Position: The Chamber’s focus during the 2002 Legislative Session has been enactment of comprehensive restructuring of Indiana’s tax code to reduce reliance on the property tax and to adopt policies that encourage economic growth. For more than thirty-five years The Chamber has supported the elimination of the Inventory Tax as a major position.

Outcome: Bi-partisanship finally emerged to save the tax restructuring bill at the end of the special session of the Indiana Legislature in June. In the Senate it took 12 Democrats to help 21 Republicans pass the bill back to the House. In the House it took 12 Republicans to cross over and help 39 Democrats come up with the 51 votes needed for passage. The divided legislature realized that this was more important than partisan politics and required votes on principle. While there was still considerable disagreement over the merits of each segment of the bill, the majority felt it was more important to make a decision that would create a climate for business growth in Indiana.

For business, the new legislation makes Indiana competitive with our neighboring states. First, the Inventory Tax will be phased-out over five years. There is also relief for “production in progress.” Second, business property tax is reduced by an average of 23.4%. Third, the Gross Income tax and the Supplemental Net Income taxes are eliminated while the Adjusted Gross Income tax is increased to a rate of 8.5%. Fourth, the budget will provide $15 million for Indiana’s 21st Century Research and Technology Fund. In addition, the bill created a new Venture Capital Investment Tax Credit and also increases the Research and Development Tax Credit to 10% and repeals the in-state apportionment formula. These are significant improvements that will create new jobs as business and industry expands in Indiana and in the long run provide more state funding.

For homeowners there will be relief from the affects of court mandated reassessment to market value assessment. Not only will the average home not have up to a 33% tax increase but the projections are that homeowners will average a 13% decrease in property taxes. This was done by moving a total of 60% of school funding to the state, providing a $35,000 homeowners exemption, providing up to a $2500 deduction on income taxes for renters, and establishing a new 20% Property Tax Replacement Credit on all individual and business real property (includes manufactured/mobile homes and individual personal property). State wide property tax which had funded 28.7% of state and local government will now fund less than 24%. A one cent increase in the sales tax, an increase of .40 cents on cigarettes, and increases on gaming will make up the difference. Indiana now has a more balanced tax system that fairly spread the cost of government.

Gasoline Tax

Position:
The Chamber supports a reasonable increase in the state gas tax to fund INDOT’s 2000 - 2025 Long Range Plan. The Chamber specifically supports full funding of the US 31 corridor between South Bend and Indianapolis.

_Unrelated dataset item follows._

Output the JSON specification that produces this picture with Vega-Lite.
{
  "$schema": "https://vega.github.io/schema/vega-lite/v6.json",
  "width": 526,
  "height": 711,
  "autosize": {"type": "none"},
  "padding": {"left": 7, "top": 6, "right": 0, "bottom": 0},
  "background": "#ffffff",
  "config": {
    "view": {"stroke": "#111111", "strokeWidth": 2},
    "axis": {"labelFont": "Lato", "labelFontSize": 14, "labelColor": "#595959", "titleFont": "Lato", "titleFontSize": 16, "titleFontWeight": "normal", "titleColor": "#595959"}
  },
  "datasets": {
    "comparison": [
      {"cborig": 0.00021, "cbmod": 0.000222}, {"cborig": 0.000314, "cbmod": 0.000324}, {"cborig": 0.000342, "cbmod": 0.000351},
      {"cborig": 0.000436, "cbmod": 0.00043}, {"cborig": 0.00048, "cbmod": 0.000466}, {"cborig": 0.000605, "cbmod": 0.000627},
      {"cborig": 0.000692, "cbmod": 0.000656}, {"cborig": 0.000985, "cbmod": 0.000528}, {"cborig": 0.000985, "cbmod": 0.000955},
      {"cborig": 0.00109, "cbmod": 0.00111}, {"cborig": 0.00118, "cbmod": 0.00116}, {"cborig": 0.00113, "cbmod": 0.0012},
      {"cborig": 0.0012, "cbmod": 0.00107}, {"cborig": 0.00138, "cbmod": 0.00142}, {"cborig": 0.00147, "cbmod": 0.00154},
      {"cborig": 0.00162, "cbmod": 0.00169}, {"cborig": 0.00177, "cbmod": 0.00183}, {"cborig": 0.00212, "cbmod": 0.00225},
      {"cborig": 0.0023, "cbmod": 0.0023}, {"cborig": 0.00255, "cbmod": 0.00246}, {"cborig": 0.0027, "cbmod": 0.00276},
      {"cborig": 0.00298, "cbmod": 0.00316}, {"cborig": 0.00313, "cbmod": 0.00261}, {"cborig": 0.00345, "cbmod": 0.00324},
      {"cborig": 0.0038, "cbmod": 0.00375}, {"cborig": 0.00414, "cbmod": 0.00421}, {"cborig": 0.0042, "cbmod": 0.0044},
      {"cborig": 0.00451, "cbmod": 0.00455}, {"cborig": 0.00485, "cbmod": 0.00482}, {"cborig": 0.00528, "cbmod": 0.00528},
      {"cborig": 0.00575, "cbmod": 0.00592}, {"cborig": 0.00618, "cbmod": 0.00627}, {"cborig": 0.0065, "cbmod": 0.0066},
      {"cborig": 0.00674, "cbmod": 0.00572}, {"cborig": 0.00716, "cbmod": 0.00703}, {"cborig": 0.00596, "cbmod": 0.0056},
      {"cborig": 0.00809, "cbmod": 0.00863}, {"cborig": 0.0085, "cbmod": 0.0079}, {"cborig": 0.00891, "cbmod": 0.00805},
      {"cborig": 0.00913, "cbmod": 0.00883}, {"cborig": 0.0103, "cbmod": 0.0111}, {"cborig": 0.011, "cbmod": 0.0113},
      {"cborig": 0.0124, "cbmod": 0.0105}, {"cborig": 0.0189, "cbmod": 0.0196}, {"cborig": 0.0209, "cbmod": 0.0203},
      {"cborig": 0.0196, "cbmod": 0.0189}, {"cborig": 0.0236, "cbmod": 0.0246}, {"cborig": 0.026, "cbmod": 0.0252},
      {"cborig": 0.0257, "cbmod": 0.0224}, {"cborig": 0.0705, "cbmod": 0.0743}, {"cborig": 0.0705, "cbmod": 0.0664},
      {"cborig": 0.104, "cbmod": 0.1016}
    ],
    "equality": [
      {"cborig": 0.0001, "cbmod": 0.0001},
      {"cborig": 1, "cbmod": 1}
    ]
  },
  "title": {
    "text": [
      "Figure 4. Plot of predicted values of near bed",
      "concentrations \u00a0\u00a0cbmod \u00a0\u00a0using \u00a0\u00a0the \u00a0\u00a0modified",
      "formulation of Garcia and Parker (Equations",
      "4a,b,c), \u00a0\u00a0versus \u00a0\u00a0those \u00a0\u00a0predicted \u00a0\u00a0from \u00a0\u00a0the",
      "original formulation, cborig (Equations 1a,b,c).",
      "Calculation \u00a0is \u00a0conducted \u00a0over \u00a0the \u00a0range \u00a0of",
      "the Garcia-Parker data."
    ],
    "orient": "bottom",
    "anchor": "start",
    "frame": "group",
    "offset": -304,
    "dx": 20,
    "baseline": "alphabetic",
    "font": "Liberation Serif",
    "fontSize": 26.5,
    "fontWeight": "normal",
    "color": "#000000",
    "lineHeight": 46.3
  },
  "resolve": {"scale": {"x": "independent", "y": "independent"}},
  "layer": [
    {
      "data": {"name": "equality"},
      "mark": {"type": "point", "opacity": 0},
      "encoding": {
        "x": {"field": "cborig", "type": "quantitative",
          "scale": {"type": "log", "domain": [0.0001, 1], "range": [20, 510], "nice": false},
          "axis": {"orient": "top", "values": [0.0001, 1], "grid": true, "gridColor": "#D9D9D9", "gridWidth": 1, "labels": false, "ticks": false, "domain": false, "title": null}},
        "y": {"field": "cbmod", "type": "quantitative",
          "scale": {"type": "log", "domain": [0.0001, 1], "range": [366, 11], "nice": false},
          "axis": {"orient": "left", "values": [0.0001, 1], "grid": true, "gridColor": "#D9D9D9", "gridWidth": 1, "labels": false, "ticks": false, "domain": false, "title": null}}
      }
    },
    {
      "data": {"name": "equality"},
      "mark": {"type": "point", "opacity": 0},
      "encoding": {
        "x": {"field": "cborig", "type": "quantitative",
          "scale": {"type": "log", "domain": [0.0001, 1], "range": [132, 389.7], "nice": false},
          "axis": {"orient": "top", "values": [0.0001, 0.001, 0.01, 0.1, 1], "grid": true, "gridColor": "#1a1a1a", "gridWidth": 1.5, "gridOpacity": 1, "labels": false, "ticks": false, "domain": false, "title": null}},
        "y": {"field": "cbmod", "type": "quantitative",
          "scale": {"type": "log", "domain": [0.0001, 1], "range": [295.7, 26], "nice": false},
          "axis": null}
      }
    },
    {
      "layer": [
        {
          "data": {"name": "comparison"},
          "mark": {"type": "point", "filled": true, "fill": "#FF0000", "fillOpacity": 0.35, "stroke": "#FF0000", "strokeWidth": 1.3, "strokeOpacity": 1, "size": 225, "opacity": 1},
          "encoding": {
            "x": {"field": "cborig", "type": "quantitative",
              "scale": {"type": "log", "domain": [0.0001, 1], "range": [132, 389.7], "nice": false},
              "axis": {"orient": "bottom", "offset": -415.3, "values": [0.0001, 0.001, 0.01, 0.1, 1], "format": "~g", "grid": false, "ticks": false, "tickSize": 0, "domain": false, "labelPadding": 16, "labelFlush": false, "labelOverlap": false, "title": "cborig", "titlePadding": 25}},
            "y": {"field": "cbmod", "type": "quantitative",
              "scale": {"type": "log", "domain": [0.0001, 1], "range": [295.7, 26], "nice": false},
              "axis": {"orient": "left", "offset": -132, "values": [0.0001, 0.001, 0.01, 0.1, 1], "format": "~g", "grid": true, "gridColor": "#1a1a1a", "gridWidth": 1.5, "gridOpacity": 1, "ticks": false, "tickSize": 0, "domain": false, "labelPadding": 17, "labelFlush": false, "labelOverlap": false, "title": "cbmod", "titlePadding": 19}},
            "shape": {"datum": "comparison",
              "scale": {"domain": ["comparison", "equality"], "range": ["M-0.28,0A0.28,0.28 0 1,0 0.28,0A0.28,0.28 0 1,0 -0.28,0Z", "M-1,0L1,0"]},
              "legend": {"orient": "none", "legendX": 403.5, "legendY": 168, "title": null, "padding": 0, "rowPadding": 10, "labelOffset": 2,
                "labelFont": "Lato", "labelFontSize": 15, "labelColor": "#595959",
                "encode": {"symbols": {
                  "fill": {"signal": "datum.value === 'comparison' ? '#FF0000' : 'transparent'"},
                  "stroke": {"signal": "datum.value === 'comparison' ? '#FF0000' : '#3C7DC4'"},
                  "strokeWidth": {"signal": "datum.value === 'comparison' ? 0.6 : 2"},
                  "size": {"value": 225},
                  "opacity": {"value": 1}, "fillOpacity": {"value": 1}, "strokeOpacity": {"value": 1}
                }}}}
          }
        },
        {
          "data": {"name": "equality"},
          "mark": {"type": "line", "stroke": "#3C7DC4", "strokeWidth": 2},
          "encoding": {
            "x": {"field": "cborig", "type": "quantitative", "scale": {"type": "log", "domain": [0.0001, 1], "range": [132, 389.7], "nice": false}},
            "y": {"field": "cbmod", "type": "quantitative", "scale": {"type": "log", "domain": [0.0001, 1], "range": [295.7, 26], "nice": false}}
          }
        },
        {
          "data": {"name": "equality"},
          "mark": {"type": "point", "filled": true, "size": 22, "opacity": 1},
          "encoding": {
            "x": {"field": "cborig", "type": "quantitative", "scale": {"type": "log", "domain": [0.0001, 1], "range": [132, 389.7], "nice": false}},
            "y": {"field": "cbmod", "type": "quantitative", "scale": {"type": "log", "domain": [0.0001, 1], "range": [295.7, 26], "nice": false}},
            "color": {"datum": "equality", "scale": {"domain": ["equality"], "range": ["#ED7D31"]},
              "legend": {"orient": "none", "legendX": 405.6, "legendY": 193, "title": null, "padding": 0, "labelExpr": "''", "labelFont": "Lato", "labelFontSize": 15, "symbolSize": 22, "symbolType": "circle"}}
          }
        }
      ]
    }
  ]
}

Outcome: Realizing that the current rate of taxation on gasoline would not raise enough funding to pay for Indiana Department of Transportation’s twenty-five year plan, The Chamber supported an increase in the gas tax. The legislation, as passed, increases the gas tax by .03 cents with one cent going for state highway bonding of road construction, one cent for state highway funding, and one cent for local highway funding. This money is not only important for funding of the US 31 corridor between South bend and Indianapolis, but includes necessary match money for local governments to receive federal highway funds. While this increase is sufficient for the next couple of years, additional funding will be needed to continue making the necessary infrastructure improvements to continue economic development in the state.